Willi Lemke, représentant des fondations du DFB (la fédération allemande de football, particulièrement engagée dans l’intégration des réfugiés à travers le pays), avait fait le voyage malgré les tempêtes qui paralysaient les aéroports du nord de l’Allemagne. Il était en compagnie de Christian Lampin du Secours Populaire, de Fanny Donnarel, responsable « impact et héritage » de Paris2024, et de Japhet N’Doram, ancienne gloire du FC Nantes champion de France 1995, qui était arrivé en France en tant que réfugié tchadien. Le débat, vivant et passionné, mis en lumière à quel point l’échange international sur les initiatives et pratiques du suivi des réfugiés par le sport était souhaité par tous. La proposition de la création d’un observatoire sur cette problématique qui touche à la fois le niveau européen et le niveau local, fut reprise dans leur conclustion par Michel Catala, directeur d’Alliance Europa, et Julian Jappert, directeur de Sport et Citoyenneté.

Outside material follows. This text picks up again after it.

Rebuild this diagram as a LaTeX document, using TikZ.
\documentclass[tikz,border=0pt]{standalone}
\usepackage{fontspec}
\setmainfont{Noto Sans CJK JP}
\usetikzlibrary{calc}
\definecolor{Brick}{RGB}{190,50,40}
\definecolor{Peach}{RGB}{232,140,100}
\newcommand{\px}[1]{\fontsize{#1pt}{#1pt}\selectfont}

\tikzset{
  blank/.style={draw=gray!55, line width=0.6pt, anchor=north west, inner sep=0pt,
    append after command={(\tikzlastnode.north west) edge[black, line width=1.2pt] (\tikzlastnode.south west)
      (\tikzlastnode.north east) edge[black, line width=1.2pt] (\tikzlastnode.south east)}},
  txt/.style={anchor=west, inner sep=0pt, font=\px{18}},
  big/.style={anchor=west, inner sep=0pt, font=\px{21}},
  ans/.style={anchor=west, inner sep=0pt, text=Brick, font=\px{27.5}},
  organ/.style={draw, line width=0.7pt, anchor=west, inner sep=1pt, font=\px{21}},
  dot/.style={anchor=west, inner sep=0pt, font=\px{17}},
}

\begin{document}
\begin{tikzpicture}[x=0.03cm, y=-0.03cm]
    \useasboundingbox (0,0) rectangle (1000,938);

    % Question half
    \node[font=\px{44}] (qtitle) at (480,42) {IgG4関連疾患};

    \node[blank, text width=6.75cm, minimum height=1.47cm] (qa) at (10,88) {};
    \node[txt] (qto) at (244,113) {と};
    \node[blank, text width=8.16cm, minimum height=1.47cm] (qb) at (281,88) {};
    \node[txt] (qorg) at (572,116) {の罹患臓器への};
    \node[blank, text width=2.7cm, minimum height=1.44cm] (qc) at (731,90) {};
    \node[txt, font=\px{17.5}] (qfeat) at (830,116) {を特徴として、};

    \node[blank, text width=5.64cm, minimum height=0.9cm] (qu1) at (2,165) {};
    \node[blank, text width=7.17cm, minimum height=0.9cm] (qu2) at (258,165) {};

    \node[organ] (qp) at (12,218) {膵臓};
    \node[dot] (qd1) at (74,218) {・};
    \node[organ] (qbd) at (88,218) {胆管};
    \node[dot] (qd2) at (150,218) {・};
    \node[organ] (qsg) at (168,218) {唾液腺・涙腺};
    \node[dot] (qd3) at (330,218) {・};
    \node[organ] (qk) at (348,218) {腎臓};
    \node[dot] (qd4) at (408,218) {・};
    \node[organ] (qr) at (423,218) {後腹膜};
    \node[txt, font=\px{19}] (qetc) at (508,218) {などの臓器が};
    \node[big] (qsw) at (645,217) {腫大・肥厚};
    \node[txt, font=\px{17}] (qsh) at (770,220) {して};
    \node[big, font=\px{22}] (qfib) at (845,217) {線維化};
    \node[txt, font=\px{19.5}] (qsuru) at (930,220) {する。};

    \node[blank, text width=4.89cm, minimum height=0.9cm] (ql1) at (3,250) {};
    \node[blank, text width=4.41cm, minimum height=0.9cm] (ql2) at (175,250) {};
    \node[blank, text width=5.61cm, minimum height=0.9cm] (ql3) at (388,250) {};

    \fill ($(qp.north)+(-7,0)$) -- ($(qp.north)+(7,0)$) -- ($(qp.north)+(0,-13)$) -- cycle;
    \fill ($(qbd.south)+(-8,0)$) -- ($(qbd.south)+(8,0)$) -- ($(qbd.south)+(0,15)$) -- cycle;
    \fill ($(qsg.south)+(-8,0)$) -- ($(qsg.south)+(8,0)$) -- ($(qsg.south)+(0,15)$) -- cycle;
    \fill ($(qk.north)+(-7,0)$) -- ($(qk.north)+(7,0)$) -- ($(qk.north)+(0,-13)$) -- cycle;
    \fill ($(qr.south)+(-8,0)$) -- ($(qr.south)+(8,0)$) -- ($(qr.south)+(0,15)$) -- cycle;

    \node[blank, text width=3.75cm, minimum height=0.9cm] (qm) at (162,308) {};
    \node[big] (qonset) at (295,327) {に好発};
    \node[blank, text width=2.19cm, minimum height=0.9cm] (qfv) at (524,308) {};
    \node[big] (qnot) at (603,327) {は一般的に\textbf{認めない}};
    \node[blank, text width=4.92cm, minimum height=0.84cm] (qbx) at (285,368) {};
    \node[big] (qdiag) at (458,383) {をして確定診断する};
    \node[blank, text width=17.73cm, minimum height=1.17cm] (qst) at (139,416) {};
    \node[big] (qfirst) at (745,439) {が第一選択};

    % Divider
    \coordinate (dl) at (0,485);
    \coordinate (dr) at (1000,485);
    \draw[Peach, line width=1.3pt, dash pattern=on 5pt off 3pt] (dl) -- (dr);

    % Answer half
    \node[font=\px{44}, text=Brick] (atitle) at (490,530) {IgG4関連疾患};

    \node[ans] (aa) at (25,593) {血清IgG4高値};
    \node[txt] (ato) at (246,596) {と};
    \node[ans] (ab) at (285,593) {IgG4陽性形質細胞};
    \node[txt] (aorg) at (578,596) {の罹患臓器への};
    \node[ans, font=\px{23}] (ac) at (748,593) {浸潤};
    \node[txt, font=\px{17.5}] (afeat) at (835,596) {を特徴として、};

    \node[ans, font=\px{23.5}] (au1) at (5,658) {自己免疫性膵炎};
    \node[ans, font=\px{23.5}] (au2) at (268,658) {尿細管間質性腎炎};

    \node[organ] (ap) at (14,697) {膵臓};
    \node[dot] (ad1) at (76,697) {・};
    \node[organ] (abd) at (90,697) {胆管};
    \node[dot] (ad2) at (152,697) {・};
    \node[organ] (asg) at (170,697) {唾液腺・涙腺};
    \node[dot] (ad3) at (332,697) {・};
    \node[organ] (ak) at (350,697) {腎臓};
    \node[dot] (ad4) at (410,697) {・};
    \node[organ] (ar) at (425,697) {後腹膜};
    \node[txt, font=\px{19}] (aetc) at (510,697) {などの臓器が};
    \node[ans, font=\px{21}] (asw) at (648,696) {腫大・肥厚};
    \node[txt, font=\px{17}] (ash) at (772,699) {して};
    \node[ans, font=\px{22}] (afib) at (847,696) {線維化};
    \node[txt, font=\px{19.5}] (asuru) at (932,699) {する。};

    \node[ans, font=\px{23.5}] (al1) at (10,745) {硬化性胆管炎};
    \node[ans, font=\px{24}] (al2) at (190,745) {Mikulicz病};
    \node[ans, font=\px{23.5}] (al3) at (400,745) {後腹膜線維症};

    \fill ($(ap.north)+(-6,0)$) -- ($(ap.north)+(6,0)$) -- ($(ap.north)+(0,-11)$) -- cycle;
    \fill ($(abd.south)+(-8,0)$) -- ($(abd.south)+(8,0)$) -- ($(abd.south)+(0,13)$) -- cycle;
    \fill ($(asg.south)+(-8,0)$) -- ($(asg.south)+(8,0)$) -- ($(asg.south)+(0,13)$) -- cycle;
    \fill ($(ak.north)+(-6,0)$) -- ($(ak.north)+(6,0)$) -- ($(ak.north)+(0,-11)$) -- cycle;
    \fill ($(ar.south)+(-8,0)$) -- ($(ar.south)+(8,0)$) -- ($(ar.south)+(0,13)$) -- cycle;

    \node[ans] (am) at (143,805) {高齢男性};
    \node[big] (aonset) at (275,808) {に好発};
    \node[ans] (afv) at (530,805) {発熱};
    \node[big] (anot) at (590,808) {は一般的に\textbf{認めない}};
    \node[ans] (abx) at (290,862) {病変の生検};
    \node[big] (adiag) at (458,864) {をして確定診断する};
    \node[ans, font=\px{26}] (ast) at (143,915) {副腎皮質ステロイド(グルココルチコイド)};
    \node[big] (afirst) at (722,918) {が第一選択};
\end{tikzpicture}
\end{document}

Ce serait effectivement une excellente idée. Elle donnerait une suite à un moment émouvant du débat qui avait rappelé à tous que le sport ait un rôle important à jouer dans le processus d’intégration des réfugiés, lorsque deux migrants récemment arrivés en France, dans des mots simples, mirent en relief l’importance presque disproportionnée du football dans leur processus intégration, l’effet « libératoire » qu’avait cette activité pour eux, et l’impact qu’elle avait sur leur confiance en soi.
Ce serait aussi l’occasion d’intégrer dans le débat des représentants d’autres pays confrontés à une vague d’arrivées, comme la Suède, l’Italie ou encore la Grèce. Faire de ce colloque aux moyens modestes le début d’un événement récurrent européen, voire d’un véritable réseau, voilà un beau projet d’avenir pour les organisateurs.